Les Diaboliques de Henri-Georges Clouzot - 1955
Un petit retour en arrière vers un de ces films qui ont marqué ma jeunesse. J'avais été terrifié à l'époque par ce thriller à la limite du fantastique, par ce final glaçant et par la sorte de nihilisme amoral instillé par cette histoire. Eh bien, le film n'a pas vieilli (ou peu), et fait toujours son effet aujourd'hui. On a beau connaître cette histoire par coeur, y compris certains plans désormais classiques, on continue à être admiratif de cette très prenante ambiance que Clouzot arrive à instaurer, de cette façon de faire monter la tension, de cette simplicité de narration.
Ce n'est pas au niveau de l'innovation que se situe Clouzot, certes : sa mise en scène, dans toutes les séquences purement narrative, est fonctionnelle et très modeste. On recadre sagement les acteurs qui ont tendance à s'écarter des scotchs, on alterne agréablement mais sans invention les gros plans et les plans larges, on se permet deux-trois travellings intéressants (le passage de la fenêtre de Simone Signoret/Vera Clouzot qui fomentent leur crime à celle des jeunes garçons innocents) mais pas non plus sidérants : c'est du joli travail d'artisan, qui met en avant son histoire et ses acteurs, convaincu à juste titre que ça suffit à ce type de film. On ne lui demande effectivement rien d'autre que de nous raconter une histoire, ce qu'il fait très bien. D'autre part, les acteurs sont très bons et suffisent à dynamiser ces cadres un peu sages : le trio central (Signoret, Clouzot et Meurisse) exprime à merveille la violence de leurs rapports, les seconds rôles (impayables Serrault, Roquevert, Larquey, que du lourd) sont parfaits de veulerie, et on s'amuse bien.
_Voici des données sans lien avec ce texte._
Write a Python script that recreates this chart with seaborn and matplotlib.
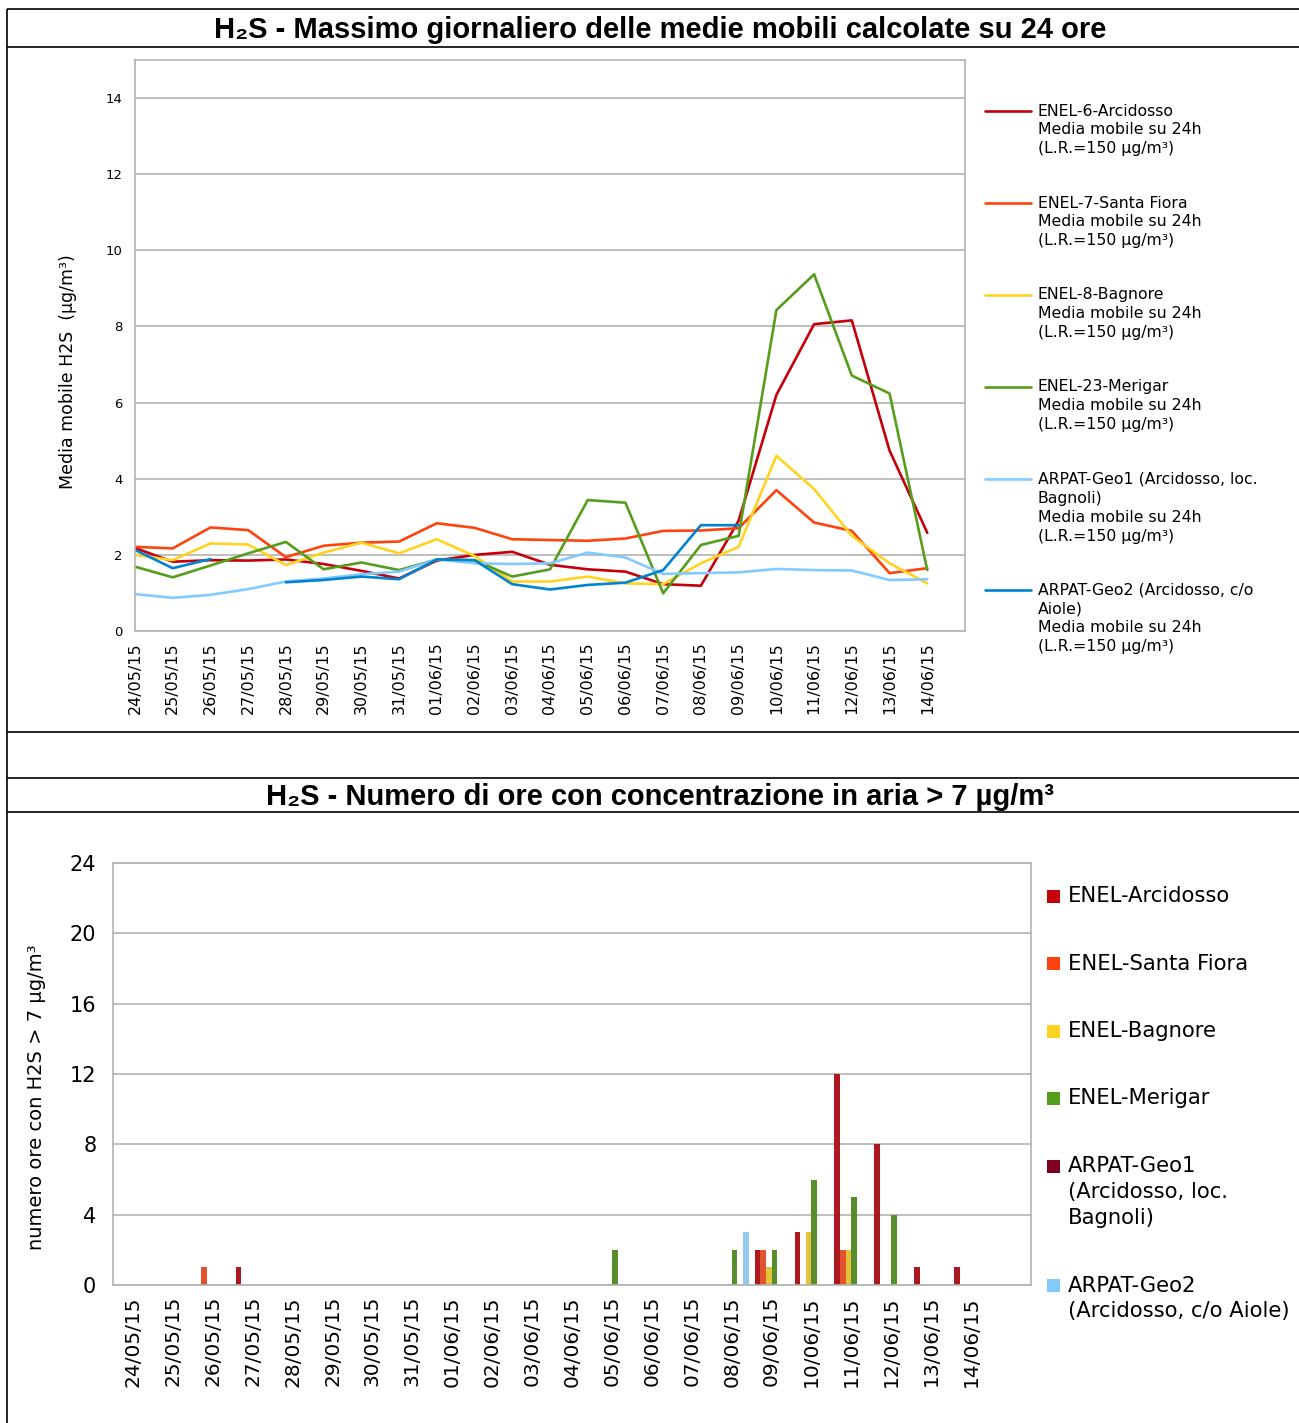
import numpy as np
import pandas as pd
import matplotlib
matplotlib.use('Agg')
import matplotlib.pyplot as plt
from matplotlib.patches import Rectangle
import seaborn as sns

nan = np.nan

dates = ['24/05/15', '25/05/15', '26/05/15', '27/05/15', '28/05/15', '29/05/15',
         '30/05/15', '31/05/15', '01/06/15', '02/06/15', '03/06/15', '04/06/15',
         '05/06/15', '06/06/15', '07/06/15', '08/06/15', '09/06/15', '10/06/15',
         '11/06/15', '12/06/15', '13/06/15', '14/06/15']

# top chart: daily max of the 24h moving average (ug/m3)
arcidosso_mm = [2.18, 1.82, 1.86, 1.85, 1.88, 1.76, 1.58, 1.38, 1.85, 2.00, 2.08,
                1.74, 1.62, 1.56, 1.23, 1.19, 2.90, 6.20, 8.06, 8.16, 4.74, 2.58]
santafiora_mm = [2.21, 2.17, 2.72, 2.65, 1.94, 2.24, 2.32, 2.35, 2.83, 2.71, 2.41,
                 2.39, 2.37, 2.43, 2.63, 2.64, 2.70, 3.70, 2.85, 2.63, 1.52, 1.65]
bagnore_mm = [2.00, 1.86, 2.30, 2.27, 1.73, 2.06, 2.32, 2.04, 2.41, 1.97, 1.30,
              1.30, 1.43, 1.25, 1.23, 1.78, 2.21, 4.60, 3.73, 2.50, 1.78, 1.25]
merigar_mm = [1.69, 1.41, 1.72, 2.04, 2.34, 1.62, 1.80, 1.60, 1.88, 1.86, 1.43,
              1.62, 3.44, 3.37, 0.99, 2.26, 2.50, 8.43, 9.37, 6.71, 6.24, 1.60]
geo1_mm = [0.97, 0.87, 0.95, 1.10, 1.30, 1.38, 1.49, 1.56, 1.88, 1.78, 1.76,
           1.78, 2.06, 1.93, 1.50, 1.52, 1.54, 1.63, 1.60, 1.59, 1.34, 1.36]
geo2_mm = [2.13, 1.65, 1.89, nan, 1.28, 1.34, 1.43, 1.36, 1.88, 1.86, 1.23,
           1.09, 1.21, 1.27, 1.60, 2.78, 2.78, nan, nan, nan, nan, nan]

# bottom chart: hours with concentration > 7 ug/m3
arcidosso_h = [0, 0, 0, 1, 0, 0, 0, 0, 0, 0, 0, 0, 0, 0, 0, 0, 2, 3, 12, 8, 1, 1]
santafiora_h = [0, 0, 1, 0, 0, 0, 0, 0, 0, 0, 0, 0, 0, 0, 0, 0, 2, 0, 2, 0, 0, 0]
bagnore_h = [0, 0, 0, 0, 0, 0, 0, 0, 0, 0, 0, 0, 0, 0, 0, 0, 1, 3, 2, 0, 0, 0]
merigar_h = [0, 0, 0, 0, 0, 0, 0, 0, 0, 0, 0, 0, 2, 0, 0, 2, 2, 6, 5, 4, 0, 0]
geo1_h = [0] * 22
geo2_h = [0, 0, 0, 0, 0, 0, 0, 0, 0, 0, 0, 0, 0, 0, 0, 3, 0, 0, 0, 0, 0, 0]

mm_series = ['ENEL-6-Arcidosso', 'ENEL-7-Santa Fiora', 'ENEL-8-Bagnore',
             'ENEL-23-Merigar', 'ARPAT-Geo1', 'ARPAT-Geo2']
mm_values = [arcidosso_mm, santafiora_mm, bagnore_mm, merigar_mm, geo1_mm, geo2_mm]
mm_colors = ['#c5000b', '#ff420e', '#ffd320', '#579d1c', '#83caff', '#0084d1']
mm_labels = [
    'ENEL-6-Arcidosso\nMedia mobile su 24h\n(L.R.=150 µg/m³)',
    'ENEL-7-Santa Fiora\nMedia mobile su 24h\n(L.R.=150 µg/m³)',
    'ENEL-8-Bagnore\nMedia mobile su 24h\n(L.R.=150 µg/m³)',
    'ENEL-23-Merigar\nMedia mobile su 24h\n(L.R.=150 µg/m³)',
    'ARPAT-Geo1 (Arcidosso, loc.\nBagnoli)\nMedia mobile su 24h\n(L.R.=150 µg/m³)',
    'ARPAT-Geo2 (Arcidosso, c/o\nAiole)\nMedia mobile su 24h\n(L.R.=150 µg/m³)',
]

h_series = ['ENEL-Arcidosso', 'ENEL-Santa Fiora', 'ENEL-Bagnore', 'ENEL-Merigar',
            'ARPAT-Geo1', 'ARPAT-Geo2']
h_values = [arcidosso_h, santafiora_h, bagnore_h, merigar_h, geo1_h, geo2_h]
h_colors = ['#c5000b', '#ff420e', '#ffd320', '#579d1c', '#7e0021', '#83caff']
h_labels = ['ENEL-Arcidosso', 'ENEL-Santa Fiora', 'ENEL-Bagnore', 'ENEL-Merigar',
            'ARPAT-Geo1\n(Arcidosso, loc.\nBagnoli)', 'ARPAT-Geo2\n(Arcidosso, c/o Aiole)']

# long tables
rows = []
for name, vals in zip(mm_series, mm_values):
    seg = 0
    for i, v in enumerate(vals):
        if np.isnan(v):
            seg += 1
            continue
        rows.append({'x': i, 'val': v, 'series': name, 'seg': seg})
df_mm = pd.DataFrame(rows)

rows = []
for name, vals in zip(h_series, h_values):
    for d, v in zip(dates, vals):
        rows.append({'date': d, 'hours': v, 'series': name})
df_h = pd.DataFrame(rows)

sns.set_theme(style='white')
plt.rcParams['font.family'] = ['DejaVu Sans']
plt.rcParams['text.color'] = 'black'
plt.rcParams['axes.labelcolor'] = 'black'
plt.rcParams['xtick.color'] = 'black'
plt.rcParams['ytick.color'] = 'black'

W, H = 1299, 1423
fig = plt.figure(figsize=(W / 100, H / 100), dpi=100)
grey = '#b3b3b3'


def px_axes(left, top, right, bottom):
    return fig.add_axes([left / W, 1 - bottom / H, (right - left) / W, (bottom - top) / H])


# ---- top chart
ax1 = px_axes(135, 60, 965, 631)
sns.lineplot(data=df_mm, x='x', y='val', hue='series', units='seg', estimator=None,
             hue_order=mm_series, palette=dict(zip(mm_series, mm_colors)),
             linewidth=1.9, legend=False, sort=False, ax=ax1)
ax1.set_xlim(0, 22)
ax1.set_ylim(0, 15)
ax1.set_xticks(range(len(dates)))
ax1.set_xticklabels(dates, rotation=90, fontsize=11.5)
ax1.set_yticks(range(0, 15, 2))
ax1.tick_params(axis='y', labelsize=9.5, length=6, width=1, color=grey, pad=3)
ax1.tick_params(axis='x', length=6, width=1, color=grey, pad=2)
ax1.grid(axis='y', color=grey, linewidth=1.2)
ax1.set_axisbelow(True)
for s in ax1.spines.values():
    s.set_color(grey)
    s.set_linewidth(1.2)
ax1.set_xlabel('')
ax1.set_ylabel('Media mobile H2S  (µg/m³)', fontsize=12.5)
ax1.yaxis.set_label_coords(-0.070, 0.455)

# ---- bottom chart
ax2 = px_axes(113, 863, 1031, 1285)
sns.barplot(data=df_h, x='date', y='hours', hue='series', hue_order=h_series,
            palette=dict(zip(h_series, h_colors)), width=0.85, linewidth=0,
            legend=False, ax=ax2)
ax2.set_xlim(-0.5, 22.5)
ax2.set_ylim(0, 24)
ax2.set_yticks(range(0, 25, 4))
ax2.set_xticks(range(len(dates)))
ax2.set_xticklabels(dates, rotation=90, fontsize=14.5)
ax2.set_xticks(np.arange(-0.5, 23, 1), minor=True)
ax2.tick_params(axis='x', which='major', length=0, pad=8)
ax2.tick_params(axis='x', which='minor', length=6, width=1, color=grey)
ax2.tick_params(axis='y', labelsize=15, length=0, pad=12)
ax2.grid(axis='y', color=grey, linewidth=1.2)
ax2.set_axisbelow(True)
for s in ax2.spines.values():
    s.set_color(grey)
    s.set_linewidth(1.2)
ax2.set_xlabel('')
ax2.set_ylabel('numero ore con H2S > 7 µg/m³', fontsize=14)
ax2.yaxis.set_label_coords(-0.073, 0.445)

# ---- overlay in pixel coordinates: frame, titles, legends
ov = fig.add_axes([0, 0, 1, 1], zorder=5)
ov.set_xlim(0, W)
ov.set_ylim(H, 0)
ov.axis('off')

ov.plot([7.5, 7.5], [9, H], color='black', lw=1.2, solid_capstyle='butt')
for yy in [9, 47, 732, 778, 812]:
    ov.plot([7.5, W], [yy, yy], color='black', lw=1.2, solid_capstyle='butt')

title_font = ['Liberation Sans Narrow', 'DejaVu Sans Condensed', 'Liberation Sans', 'DejaVu Sans']
ov.text(660, 30, 'H₂S - Massimo giornaliero delle medie mobili calcolate su 24 ore',
        ha='center', va='center', fontsize=21, fontweight='bold', family=title_font)
ov.text(660, 797, 'H₂S - Numero di ore con concentrazione in aria > 7 µg/m³',
        ha='center', va='center', fontsize=21, fontweight='bold', family=title_font)

# top legend
y = 111
for color, label in zip(mm_colors, mm_labels):
    ov.plot([985, 1031], [y, y], color=color, lw=1.9)
    lines = label.split('\n')
    for k, line in enumerate(lines):
        ov.text(1038, y + 19 * k, line, ha='left', va='center', fontsize=11.3)
    y += 19 * (len(lines) - 1) + 54

# bottom legend
y = 896
for color, label in zip(h_colors, h_labels):
    ov.add_patch(Rectangle((1047, y - 6.5), 13, 13, color=color, lw=0))
    lines = label.split('\n')
    for k, line in enumerate(lines):
        ov.text(1068, y + 26 * k, line, ha='left', va='center', fontsize=15.2)
    y += 26 * (len(lines) - 1) + 67.5

fig.savefig('out.png', dpi=100)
Dans les scènes importantes (les scènes horrifiques, les scènes de crime), Clouzot sait doper son style à merveille. Il y a bien sûr ces plans finals parfaitement effrayants (il doit encore y avoir des gens qui n'ont pas vu le film, je me tairai donc), mais il y a aussi ces nombreuses séquences où, à l'instar d'un Hitchcok, le suspense monte à partir d'un simple détail minuscule : une baignoire qui se remplit, un ballon qui tombe dans un bassin, un militaire aviné qui risque de tout faire capoter, et on frémit. Très beaux inserts de très gros plans sur des objets, d'ailleurs, ce robinet qui goutte sur une nappe recouvrant un cadavre, cette bouteille de whisky empoisonné, là aussi Hitch rôde dans les coins. Clouzot monte ces scènes avec un savoir-faire indéniable, et on est franchement happé par la force de la tension : on ne sait plus si on est dans le polar classique (personnage trop marqué de détective bon-enfant interprété par Charles Vanel) ou dans un fantastique gothique grande époque, ou dans le drame psychologique, ou dans la comédie, et c'est très intéressant.
Enfin, dernier bon point : si Clouzot fait montre de peu d'audace dans le filmage, on ne peut pas en dire autant du scénario. Très ambigu, celui-ci parle en creux de rapports amoureux bien étranges pour l'époque : on part du triolisme pour arriver à un saphisme frontal, certaines lignes de dialogue ne cherchant même pas à dévier la censure sur ce point. Les Diaboliques est avant tout un drame sexuel, une étude de moeurs bien insolente pour l'époque. On savait Clouzot peu frileux dans sa façon de filmer le sexe (L'Enfer), mais il est ici étonnament frontal. Le fait que ces rapports troubles se déroulent sous les yeux des petits garçons innocents d'un pensionnat ajoute encore au soufre de la chose. Un classique qui n'a pas pris une ride.